Set task – Reproduce the listing exactly, with no pictures in your copy.

Source material –
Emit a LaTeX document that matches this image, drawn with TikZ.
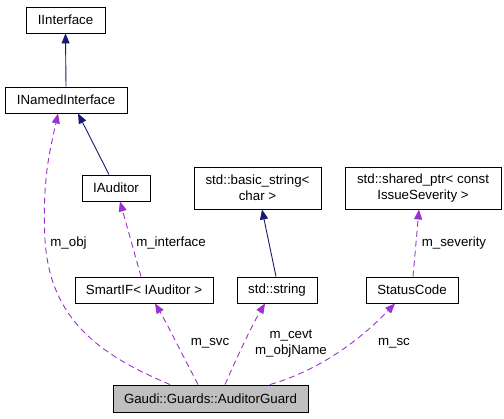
\documentclass[tikz,border=0pt]{standalone}
\usepackage{fontspec}
\setmainfont{Liberation Sans}
\usetikzlibrary{arrows.meta}
\definecolor{navyedge}{HTML}{191970}
\definecolor{purpedge}{HTML}{9A32CD}
\definecolor{guardfill}{HTML}{BFBFBF}
\tikzset{
  box/.style={draw=black, line width=0.9pt, fill=white, inner sep=0pt, minimum height=26pt, font=\fontsize{13.3}{16.5}\selectfont, align=center},
  inherit/.style={draw=navyedge, line width=0.9pt, -{Triangle[length=10pt,width=8pt]}},
  usage/.style={draw=purpedge, line width=0.9pt, dash pattern=on 6pt off 4pt, -{Triangle[length=10pt,width=8pt]}},
  lbl/.style={font=\fontsize{13.3}{16.5}\selectfont, align=center, inner sep=0pt}
}
\begin{document}
\begin{tikzpicture}[x=1pt,y=-1pt]
\useasboundingbox (0,0) rectangle (504,419);
\node[box, minimum width=79pt] (iif) at (65.5,20) {IInterface};
\node[box, minimum width=122pt] (inamed) at (66,100) {INamedInterface};
\node[box, minimum width=68pt] (iaud) at (116,188) {IAuditor};
\node[box, minimum width=138pt] (smart) at (144,290) {SmartIF< IAuditor >};
\node[box, minimum width=127pt, minimum height=42pt] (bstr) at (257.5,188) {std::basic\_string<\\char >};
\node[box, minimum width=156pt, minimum height=42pt] (sptr) at (423,188) {std::shared\_ptr< const\\IssueSeverity >};
\node[box, minimum width=80pt] (str) at (277,290) {std::string};
\node[box, minimum width=92pt] (sc) at (412,290) {StatusCode};
\node[box, minimum width=195pt, minimum height=27pt, fill=guardfill] (ag) at (210.5,398.5) {Gaudi::Guards::AuditorGuard};

% inheritance
\draw[inherit] (inamed.north) -- (iif.south);
\draw[inherit] (iaud.north -| 109,0) -- (inamed.south -| 78,0);
\draw[inherit] (str.north -| 276,0) -- (bstr.south -| 262,0);

% usage
\coordinate (objmid) at (45,240);
\draw[usage] (ag.north -| 170,0) .. controls (100,355) and (50,320) .. (objmid)
  .. controls (42,180) and (50,150) .. (inamed.south -| 58,0);
\draw[usage] (smart.north -| 141,0) -- (iaud.south -| 120,0);
\draw[usage] (ag.north -| 198,0) .. controls (180,350) and (165,320) .. (smart.south -| 155,0);
\draw[usage] (ag.north -| 225,0) .. controls (240,350) and (255,320) .. (str.south -| 265,0);
\draw[usage] (ag.north -| 270,0) .. controls (320,370) and (360,340) .. (sc.south -| 395,0);
\draw[usage] (sc.north -| 413,0) -- (sptr.south -| 419,0);

% labels
\node[lbl] (lobj) at (68.5,243) {m\_obj};
\node[lbl] (lint) at (171,243) {m\_interface};
\node[lbl] (lsev) at (454,243) {m\_severity};
\node[lbl] (lsvc) at (210,343) {m\_svc};
\node[lbl] (lcevt) at (291,343.5) {m\_cevt\\m\_objName};
\node[lbl] (lsc) at (394,343) {m\_sc};
\end{tikzpicture}
\end{document}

Answer in full –
Emit a LaTeX document that matches this image, drawn with TikZ.
\documentclass[tikz,border=0pt]{standalone}
\usepackage{fontspec}
\setmainfont{Liberation Sans}
\usetikzlibrary{arrows.meta}
\definecolor{navyedge}{HTML}{191970}
\definecolor{purpedge}{HTML}{9A32CD}
\definecolor{guardfill}{HTML}{BFBFBF}
\tikzset{
  box/.style={draw=black, line width=0.9pt, fill=white, inner sep=0pt, minimum height=26pt, font=\fontsize{13.3}{16.5}\selectfont, align=center},
  inherit/.style={draw=navyedge, line width=0.9pt, -{Triangle[length=10pt,width=8pt]}},
  usage/.style={draw=purpedge, line width=0.9pt, dash pattern=on 6pt off 4pt, -{Triangle[length=10pt,width=8pt]}},
  lbl/.style={font=\fontsize{13.3}{16.5}\selectfont, align=center, inner sep=0pt}
}
\begin{document}
\begin{tikzpicture}[x=1pt,y=-1pt]
\useasboundingbox (0,0) rectangle (504,419);
\node[box, minimum width=79pt] (iif) at (65.5,20) {IInterface};
\node[box, minimum width=122pt] (inamed) at (66,100) {INamedInterface};
\node[box, minimum width=68pt] (iaud) at (116,188) {IAuditor};
\node[box, minimum width=138pt] (smart) at (144,290) {SmartIF< IAuditor >};
\node[box, minimum width=127pt, minimum height=42pt] (bstr) at (257.5,188) {std::basic\_string<\\char >};
\node[box, minimum width=156pt, minimum height=42pt] (sptr) at (423,188) {std::shared\_ptr< const\\IssueSeverity >};
\node[box, minimum width=80pt] (str) at (277,290) {std::string};
\node[box, minimum width=92pt] (sc) at (412,290) {StatusCode};
\node[box, minimum width=195pt, minimum height=27pt, fill=guardfill] (ag) at (210.5,398.5) {Gaudi::Guards::AuditorGuard};

% inheritance
\draw[inherit] (inamed.north) -- (iif.south);
\draw[inherit] (iaud.north -| 109,0) -- (inamed.south -| 78,0);
\draw[inherit] (str.north -| 276,0) -- (bstr.south -| 262,0);

% usage
\coordinate (objmid) at (45,240);
\draw[usage] (ag.north -| 170,0) .. controls (100,355) and (50,320) .. (objmid)
  .. controls (42,180) and (50,150) .. (inamed.south -| 58,0);
\draw[usage] (smart.north -| 141,0) -- (iaud.south -| 120,0);
\draw[usage] (ag.north -| 198,0) .. controls (180,350) and (165,320) .. (smart.south -| 155,0);
\draw[usage] (ag.north -| 225,0) .. controls (240,350) and (255,320) .. (str.south -| 265,0);
\draw[usage] (ag.north -| 270,0) .. controls (320,370) and (360,340) .. (sc.south -| 395,0);
\draw[usage] (sc.north -| 413,0) -- (sptr.south -| 419,0);

% labels
\node[lbl] (lobj) at (68.5,243) {m\_obj};
\node[lbl] (lint) at (171,243) {m\_interface};
\node[lbl] (lsev) at (454,243) {m\_severity};
\node[lbl] (lsvc) at (210,343) {m\_svc};
\node[lbl] (lcevt) at (291,343.5) {m\_cevt\\m\_objName};
\node[lbl] (lsc) at (394,343) {m\_sc};
\end{tikzpicture}
\end{document}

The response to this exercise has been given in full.